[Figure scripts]
= = = =

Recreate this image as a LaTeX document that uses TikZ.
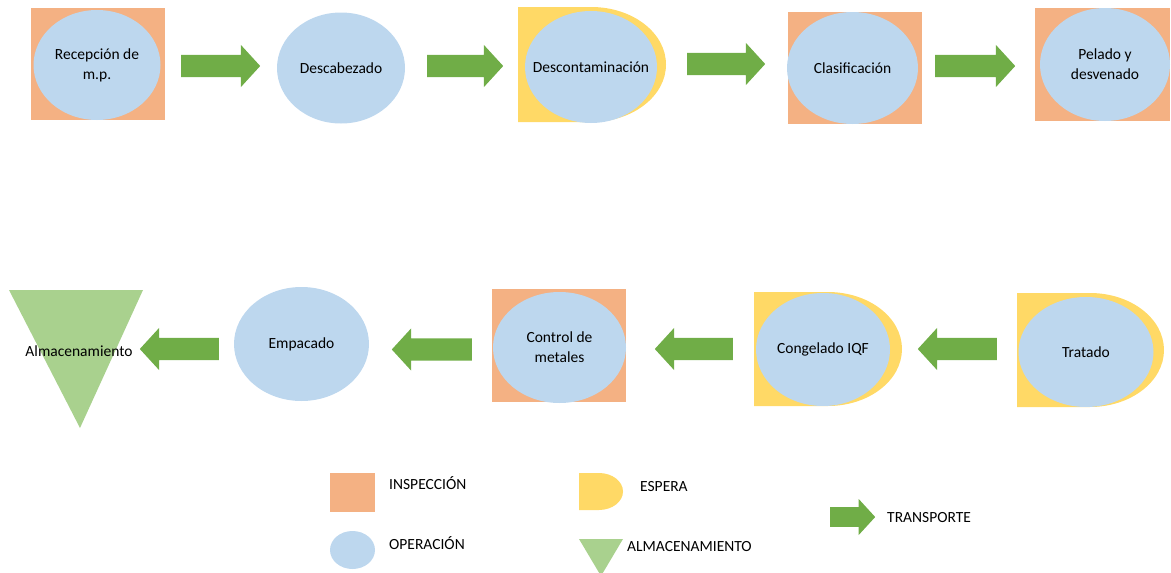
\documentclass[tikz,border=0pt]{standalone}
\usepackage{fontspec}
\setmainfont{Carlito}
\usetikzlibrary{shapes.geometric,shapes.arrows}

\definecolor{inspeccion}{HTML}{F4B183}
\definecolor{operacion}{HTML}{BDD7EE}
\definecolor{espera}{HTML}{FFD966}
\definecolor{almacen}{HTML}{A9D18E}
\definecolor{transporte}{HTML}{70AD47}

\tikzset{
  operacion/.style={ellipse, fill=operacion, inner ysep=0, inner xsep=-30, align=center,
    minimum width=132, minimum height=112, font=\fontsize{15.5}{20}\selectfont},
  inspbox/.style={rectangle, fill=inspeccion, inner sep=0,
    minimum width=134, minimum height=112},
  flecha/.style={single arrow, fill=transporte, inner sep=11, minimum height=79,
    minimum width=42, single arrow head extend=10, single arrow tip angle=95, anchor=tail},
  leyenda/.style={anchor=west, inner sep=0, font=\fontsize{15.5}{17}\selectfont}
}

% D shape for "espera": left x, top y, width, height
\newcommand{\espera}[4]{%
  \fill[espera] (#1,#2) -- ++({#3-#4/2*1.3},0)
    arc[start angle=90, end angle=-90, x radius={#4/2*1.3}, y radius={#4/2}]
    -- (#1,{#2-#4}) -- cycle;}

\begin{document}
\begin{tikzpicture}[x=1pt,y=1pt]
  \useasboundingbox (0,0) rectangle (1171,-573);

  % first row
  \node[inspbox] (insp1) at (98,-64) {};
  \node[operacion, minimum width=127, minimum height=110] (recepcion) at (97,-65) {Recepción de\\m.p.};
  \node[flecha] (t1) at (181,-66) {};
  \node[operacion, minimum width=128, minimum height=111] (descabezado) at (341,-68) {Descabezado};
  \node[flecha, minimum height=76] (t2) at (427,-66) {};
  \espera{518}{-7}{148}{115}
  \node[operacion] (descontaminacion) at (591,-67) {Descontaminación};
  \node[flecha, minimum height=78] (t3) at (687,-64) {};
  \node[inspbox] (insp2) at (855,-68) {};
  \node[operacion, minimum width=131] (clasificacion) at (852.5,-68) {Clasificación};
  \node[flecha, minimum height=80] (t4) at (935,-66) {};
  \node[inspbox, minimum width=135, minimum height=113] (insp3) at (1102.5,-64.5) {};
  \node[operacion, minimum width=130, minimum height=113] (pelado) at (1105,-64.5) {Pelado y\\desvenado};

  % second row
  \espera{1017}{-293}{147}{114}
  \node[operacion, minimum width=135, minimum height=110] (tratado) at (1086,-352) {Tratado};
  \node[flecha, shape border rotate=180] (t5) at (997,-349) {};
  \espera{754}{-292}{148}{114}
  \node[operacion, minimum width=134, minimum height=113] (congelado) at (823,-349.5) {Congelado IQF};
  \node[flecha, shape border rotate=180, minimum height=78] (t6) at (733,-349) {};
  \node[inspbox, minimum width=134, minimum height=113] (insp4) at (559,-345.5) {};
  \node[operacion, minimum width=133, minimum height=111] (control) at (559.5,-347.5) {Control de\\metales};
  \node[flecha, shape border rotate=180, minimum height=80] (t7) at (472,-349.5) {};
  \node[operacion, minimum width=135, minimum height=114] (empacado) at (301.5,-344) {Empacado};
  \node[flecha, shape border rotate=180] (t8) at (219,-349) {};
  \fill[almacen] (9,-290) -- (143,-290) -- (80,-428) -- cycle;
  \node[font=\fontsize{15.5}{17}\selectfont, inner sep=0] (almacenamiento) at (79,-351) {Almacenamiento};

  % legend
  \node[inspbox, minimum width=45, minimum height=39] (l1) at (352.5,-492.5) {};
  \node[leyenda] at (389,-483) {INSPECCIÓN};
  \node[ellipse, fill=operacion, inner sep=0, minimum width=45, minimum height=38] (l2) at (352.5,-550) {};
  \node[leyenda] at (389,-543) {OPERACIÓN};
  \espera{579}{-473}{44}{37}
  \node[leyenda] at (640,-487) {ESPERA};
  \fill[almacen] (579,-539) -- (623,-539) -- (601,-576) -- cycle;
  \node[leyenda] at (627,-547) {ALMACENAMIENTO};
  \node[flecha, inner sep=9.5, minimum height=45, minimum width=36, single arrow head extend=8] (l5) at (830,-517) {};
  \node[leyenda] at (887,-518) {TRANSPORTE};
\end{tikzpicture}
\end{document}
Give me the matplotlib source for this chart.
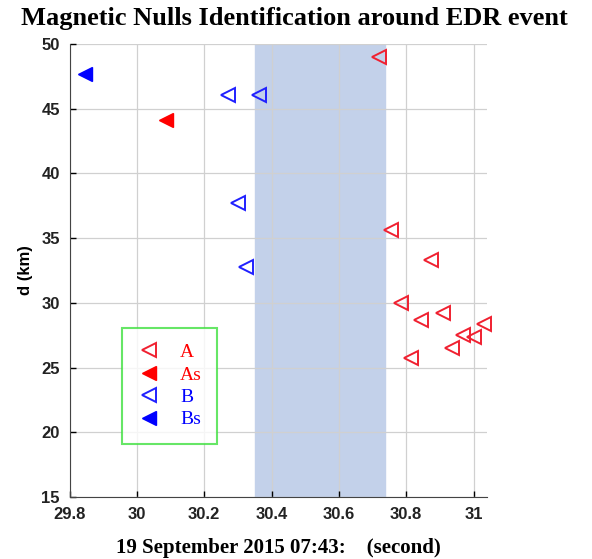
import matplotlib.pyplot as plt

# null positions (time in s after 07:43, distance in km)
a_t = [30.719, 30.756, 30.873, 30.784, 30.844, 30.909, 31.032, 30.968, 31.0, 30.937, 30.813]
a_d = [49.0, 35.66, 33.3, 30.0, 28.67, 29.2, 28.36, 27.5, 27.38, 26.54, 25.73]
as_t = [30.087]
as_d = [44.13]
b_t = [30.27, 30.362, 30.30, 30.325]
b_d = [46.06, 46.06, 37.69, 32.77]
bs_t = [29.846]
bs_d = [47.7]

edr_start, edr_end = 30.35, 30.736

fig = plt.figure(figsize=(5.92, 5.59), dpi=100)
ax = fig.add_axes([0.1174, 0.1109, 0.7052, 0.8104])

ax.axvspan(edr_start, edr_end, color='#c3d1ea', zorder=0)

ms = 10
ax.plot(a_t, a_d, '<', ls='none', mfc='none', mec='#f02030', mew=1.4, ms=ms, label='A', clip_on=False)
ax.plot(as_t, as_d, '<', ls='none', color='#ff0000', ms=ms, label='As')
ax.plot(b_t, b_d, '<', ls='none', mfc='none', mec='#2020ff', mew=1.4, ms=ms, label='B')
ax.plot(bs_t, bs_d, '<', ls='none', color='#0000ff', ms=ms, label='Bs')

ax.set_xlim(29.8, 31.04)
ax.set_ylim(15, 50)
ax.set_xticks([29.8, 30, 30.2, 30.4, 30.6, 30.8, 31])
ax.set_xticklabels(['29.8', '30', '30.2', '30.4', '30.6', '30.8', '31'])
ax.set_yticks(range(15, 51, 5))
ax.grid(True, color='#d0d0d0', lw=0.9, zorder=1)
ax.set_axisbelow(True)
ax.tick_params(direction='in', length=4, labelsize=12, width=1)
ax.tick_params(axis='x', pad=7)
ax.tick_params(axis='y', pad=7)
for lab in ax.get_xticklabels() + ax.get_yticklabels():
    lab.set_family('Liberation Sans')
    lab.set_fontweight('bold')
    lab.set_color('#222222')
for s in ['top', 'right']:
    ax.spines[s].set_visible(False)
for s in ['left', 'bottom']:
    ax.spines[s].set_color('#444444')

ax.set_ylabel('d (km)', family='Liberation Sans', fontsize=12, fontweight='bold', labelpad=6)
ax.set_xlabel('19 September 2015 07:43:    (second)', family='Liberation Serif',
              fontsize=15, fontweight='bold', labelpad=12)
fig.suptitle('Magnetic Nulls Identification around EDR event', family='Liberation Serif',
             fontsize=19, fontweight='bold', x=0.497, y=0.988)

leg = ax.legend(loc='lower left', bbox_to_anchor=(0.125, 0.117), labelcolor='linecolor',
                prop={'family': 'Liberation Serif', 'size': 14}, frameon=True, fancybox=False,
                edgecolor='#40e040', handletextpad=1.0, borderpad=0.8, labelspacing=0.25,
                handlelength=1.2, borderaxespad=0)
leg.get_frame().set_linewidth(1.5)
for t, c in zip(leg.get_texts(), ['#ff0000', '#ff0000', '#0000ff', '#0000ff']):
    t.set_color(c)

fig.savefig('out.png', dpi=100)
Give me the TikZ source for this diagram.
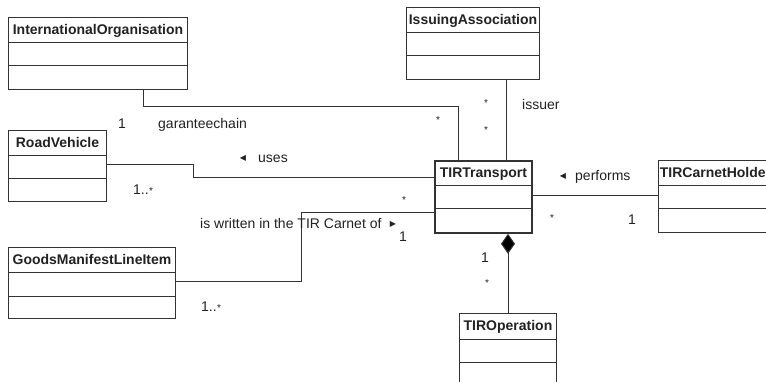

= = = =

WHAT NEEDS TO BE DONE ▸ Reproduce each record above by retyping it exactly; omit all images.

RESULT FOR THIS TASK ▸
Recreate this image as a LaTeX document that uses TikZ.
\documentclass[tikz,border=0pt]{standalone}
\usepackage{fontspec}
\setmainfont{Carlito}
\usetikzlibrary{shapes.geometric,shapes.arrows}

\definecolor{inspeccion}{HTML}{F4B183}
\definecolor{operacion}{HTML}{BDD7EE}
\definecolor{espera}{HTML}{FFD966}
\definecolor{almacen}{HTML}{A9D18E}
\definecolor{transporte}{HTML}{70AD47}

\tikzset{
  operacion/.style={ellipse, fill=operacion, inner ysep=0, inner xsep=-30, align=center,
    minimum width=132, minimum height=112, font=\fontsize{15.5}{20}\selectfont},
  inspbox/.style={rectangle, fill=inspeccion, inner sep=0,
    minimum width=134, minimum height=112},
  flecha/.style={single arrow, fill=transporte, inner sep=11, minimum height=79,
    minimum width=42, single arrow head extend=10, single arrow tip angle=95, anchor=tail},
  leyenda/.style={anchor=west, inner sep=0, font=\fontsize{15.5}{17}\selectfont}
}

% D shape for "espera": left x, top y, width, height
\newcommand{\espera}[4]{%
  \fill[espera] (#1,#2) -- ++({#3-#4/2*1.3},0)
    arc[start angle=90, end angle=-90, x radius={#4/2*1.3}, y radius={#4/2}]
    -- (#1,{#2-#4}) -- cycle;}

\begin{document}
\begin{tikzpicture}[x=1pt,y=1pt]
  \useasboundingbox (0,0) rectangle (1171,-573);

  % first row
  \node[inspbox] (insp1) at (98,-64) {};
  \node[operacion, minimum width=127, minimum height=110] (recepcion) at (97,-65) {Recepción de\\m.p.};
  \node[flecha] (t1) at (181,-66) {};
  \node[operacion, minimum width=128, minimum height=111] (descabezado) at (341,-68) {Descabezado};
  \node[flecha, minimum height=76] (t2) at (427,-66) {};
  \espera{518}{-7}{148}{115}
  \node[operacion] (descontaminacion) at (591,-67) {Descontaminación};
  \node[flecha, minimum height=78] (t3) at (687,-64) {};
  \node[inspbox] (insp2) at (855,-68) {};
  \node[operacion, minimum width=131] (clasificacion) at (852.5,-68) {Clasificación};
  \node[flecha, minimum height=80] (t4) at (935,-66) {};
  \node[inspbox, minimum width=135, minimum height=113] (insp3) at (1102.5,-64.5) {};
  \node[operacion, minimum width=130, minimum height=113] (pelado) at (1105,-64.5) {Pelado y\\desvenado};

  % second row
  \espera{1017}{-293}{147}{114}
  \node[operacion, minimum width=135, minimum height=110] (tratado) at (1086,-352) {Tratado};
  \node[flecha, shape border rotate=180] (t5) at (997,-349) {};
  \espera{754}{-292}{148}{114}
  \node[operacion, minimum width=134, minimum height=113] (congelado) at (823,-349.5) {Congelado IQF};
  \node[flecha, shape border rotate=180, minimum height=78] (t6) at (733,-349) {};
  \node[inspbox, minimum width=134, minimum height=113] (insp4) at (559,-345.5) {};
  \node[operacion, minimum width=133, minimum height=111] (control) at (559.5,-347.5) {Control de\\metales};
  \node[flecha, shape border rotate=180, minimum height=80] (t7) at (472,-349.5) {};
  \node[operacion, minimum width=135, minimum height=114] (empacado) at (301.5,-344) {Empacado};
  \node[flecha, shape border rotate=180] (t8) at (219,-349) {};
  \fill[almacen] (9,-290) -- (143,-290) -- (80,-428) -- cycle;
  \node[font=\fontsize{15.5}{17}\selectfont, inner sep=0] (almacenamiento) at (79,-351) {Almacenamiento};

  % legend
  \node[inspbox, minimum width=45, minimum height=39] (l1) at (352.5,-492.5) {};
  \node[leyenda] at (389,-483) {INSPECCIÓN};
  \node[ellipse, fill=operacion, inner sep=0, minimum width=45, minimum height=38] (l2) at (352.5,-550) {};
  \node[leyenda] at (389,-543) {OPERACIÓN};
  \espera{579}{-473}{44}{37}
  \node[leyenda] at (640,-487) {ESPERA};
  \fill[almacen] (579,-539) -- (623,-539) -- (601,-576) -- cycle;
  \node[leyenda] at (627,-547) {ALMACENAMIENTO};
  \node[flecha, inner sep=9.5, minimum height=45, minimum width=36, single arrow head extend=8] (l5) at (830,-517) {};
  \node[leyenda] at (887,-518) {TRANSPORTE};
\end{tikzpicture}
\end{document}
Give me the matplotlib source for this chart.
import matplotlib.pyplot as plt

# null positions (time in s after 07:43, distance in km)
a_t = [30.719, 30.756, 30.873, 30.784, 30.844, 30.909, 31.032, 30.968, 31.0, 30.937, 30.813]
a_d = [49.0, 35.66, 33.3, 30.0, 28.67, 29.2, 28.36, 27.5, 27.38, 26.54, 25.73]
as_t = [30.087]
as_d = [44.13]
b_t = [30.27, 30.362, 30.30, 30.325]
b_d = [46.06, 46.06, 37.69, 32.77]
bs_t = [29.846]
bs_d = [47.7]

edr_start, edr_end = 30.35, 30.736

fig = plt.figure(figsize=(5.92, 5.59), dpi=100)
ax = fig.add_axes([0.1174, 0.1109, 0.7052, 0.8104])

ax.axvspan(edr_start, edr_end, color='#c3d1ea', zorder=0)

ms = 10
ax.plot(a_t, a_d, '<', ls='none', mfc='none', mec='#f02030', mew=1.4, ms=ms, label='A', clip_on=False)
ax.plot(as_t, as_d, '<', ls='none', color='#ff0000', ms=ms, label='As')
ax.plot(b_t, b_d, '<', ls='none', mfc='none', mec='#2020ff', mew=1.4, ms=ms, label='B')
ax.plot(bs_t, bs_d, '<', ls='none', color='#0000ff', ms=ms, label='Bs')

ax.set_xlim(29.8, 31.04)
ax.set_ylim(15, 50)
ax.set_xticks([29.8, 30, 30.2, 30.4, 30.6, 30.8, 31])
ax.set_xticklabels(['29.8', '30', '30.2', '30.4', '30.6', '30.8', '31'])
ax.set_yticks(range(15, 51, 5))
ax.grid(True, color='#d0d0d0', lw=0.9, zorder=1)
ax.set_axisbelow(True)
ax.tick_params(direction='in', length=4, labelsize=12, width=1)
ax.tick_params(axis='x', pad=7)
ax.tick_params(axis='y', pad=7)
for lab in ax.get_xticklabels() + ax.get_yticklabels():
    lab.set_family('Liberation Sans')
    lab.set_fontweight('bold')
    lab.set_color('#222222')
for s in ['top', 'right']:
    ax.spines[s].set_visible(False)
for s in ['left', 'bottom']:
    ax.spines[s].set_color('#444444')

ax.set_ylabel('d (km)', family='Liberation Sans', fontsize=12, fontweight='bold', labelpad=6)
ax.set_xlabel('19 September 2015 07:43:    (second)', family='Liberation Serif',
              fontsize=15, fontweight='bold', labelpad=12)
fig.suptitle('Magnetic Nulls Identification around EDR event', family='Liberation Serif',
             fontsize=19, fontweight='bold', x=0.497, y=0.988)

leg = ax.legend(loc='lower left', bbox_to_anchor=(0.125, 0.117), labelcolor='linecolor',
                prop={'family': 'Liberation Serif', 'size': 14}, frameon=True, fancybox=False,
                edgecolor='#40e040', handletextpad=1.0, borderpad=0.8, labelspacing=0.25,
                handlelength=1.2, borderaxespad=0)
leg.get_frame().set_linewidth(1.5)
for t, c in zip(leg.get_texts(), ['#ff0000', '#ff0000', '#0000ff', '#0000ff']):
    t.set_color(c)

fig.savefig('out.png', dpi=100)
Give me the TikZ source for this diagram.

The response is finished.